The present invention relates to a data transfer device. More specifically, the present invention relates to a semiconductor integrated circuit and a microcomputer containing the data transfer device, e.g., to a technology effectively used for a single-chip microcomputer having a high-speed external input/output interface circuit.
A single-chip microcomputer comprises functional blocks such as a central processing unit (CPU) as a main component, ROM (read-only memory) for storing programs, RAM (random access memory) for storing data, and an input/output circuit for data input and output. These functional blocks are formed on a single semiconductor substrate.
There is available a single-chip microcomputer that contains a direct memory access controller (DMAC) and is capable of data transfer independently of the CPU (see patent document 1). An interrupt request can activate the DMAC capable of repeat mode and block transfer mode. In a printer system, for example, the DMAC is suitable for controlling stepping motors, controlling printout data on a printer, and storing received data in memory. Such example is capable of transferring up to eight channels of data. Since the DMAC transfers data independently of the CPU but shares a bus with the CPU, a bus cycle needed for the DMAC data transfer stops CPU operations. That is to say, in response to a single activation request, the DMAC obtains a bus access right and occupies the bus between two bus cycles for reading and writing. When byte data is transferred from the RAM to the input/output circuit to increment transfer origin and destination addresses, the DMAC occupies the bus for six states of data transfer including two states for RAM access, three states for input/output circuit access, and one state for a dead cycle in the above-mentioned example. It should be noted that one state signifies once cycle of reference clock for the single-chip microcomputer or the semiconductor integrated circuit device.
When the DMA controller is connected to an external bus for the microcomputer, it is possible to perform operations of internal buses such as a ROM lead for the CPU in parallel with external bus transfer such as transferring received data to the memory by means of the external DMA controller. However, releasing the external bus access right causes a delay in recognizing an acknowledge signal or a request signal while the bus access right is exchanged. There is generated a time interval during which the microcomputer and the external DMA controller do not use the bus so as to prevent both from colliding with each other on the bus. This easily generates an overhead irrelevant to actual operations. Overheads, if occurring before and after a single data transfer, are not negligible in comparison with the time required for an actual data transfer. If a general-purpose DMA controller is used, it also provides unnecessary functions, unfavorable to cost effectiveness. Though it is possible to develop a DMA controller optimized for each system, this is apt to be disadvantageous to manufacturing costs and the like spent for the microcomputer and a different LSI chip.

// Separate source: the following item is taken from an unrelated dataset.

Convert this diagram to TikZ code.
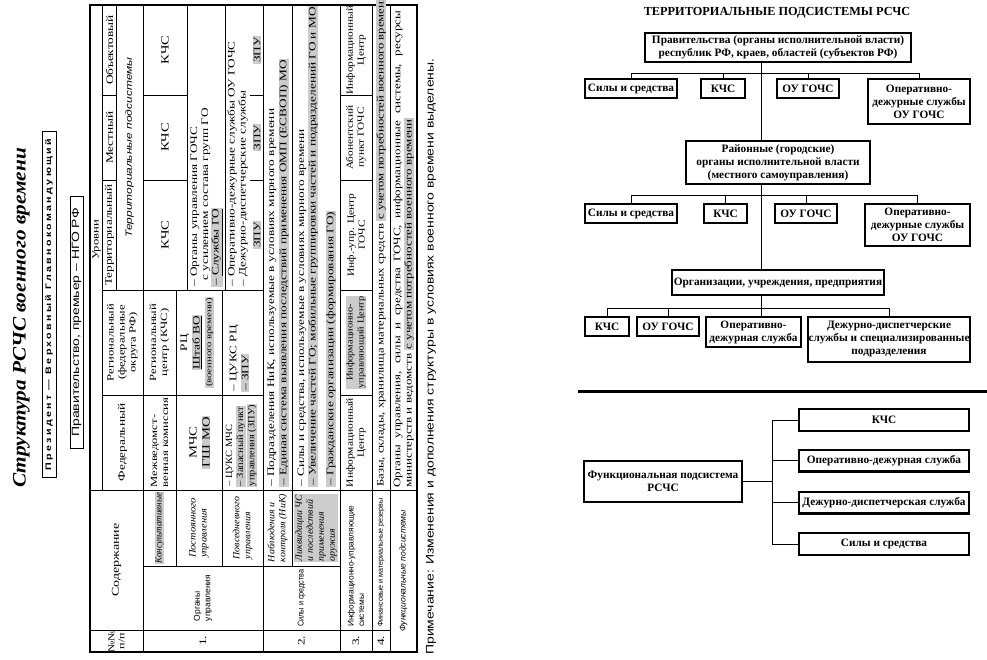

The above-mentioned application (see patent document 2) by the inventors uses the on-chip configuration for an external bus DMAC that allows the microcomputer to transfer data on the external bus, enabling concurrent operations of the external bus and the microcomputer's internal bus. Concurrent operations are made available between the external bus DMAC's data transfer on the external bus and internal bus master's operations on the internal bus such as execution of instructions by the CPU using the internal bus. It is possible to simultaneously enable data transfer by the external bus DMAC on the external bus and instruction execution by the CPU using the internal bus, thus improving the microcomputer's throughput. Data can be transferred on the external bus without degrading the CPU throughput.
In short, the DMAC represented in the above-mentioned patent documents 1 and 2 is connected as a bus master to a single bus (either the internal bus or the external bus). The DMAC uses that bus to transfer data such as reading and writing. Accordingly, the DMAC continuously occupies the bus access right of the single bus during operations of accessing a source address and destination address.
By contrast, patent document 3 describes an example of providing buffer memory capable of reading or writing via interfaces provided correspondingly to two different data processing devices. There is provided the data transfer function for exchanging data between the above-mentioned buffer memory and the data processing devices corresponding to the two interfaces. In this case, data is transferred from peripheral processing devices to the buffer memory via the first interface. Further, data is transferred from the buffer memory to the main memory via the second interface. These two types of data transfers are performed independently. A request to transfer data is also issued independently.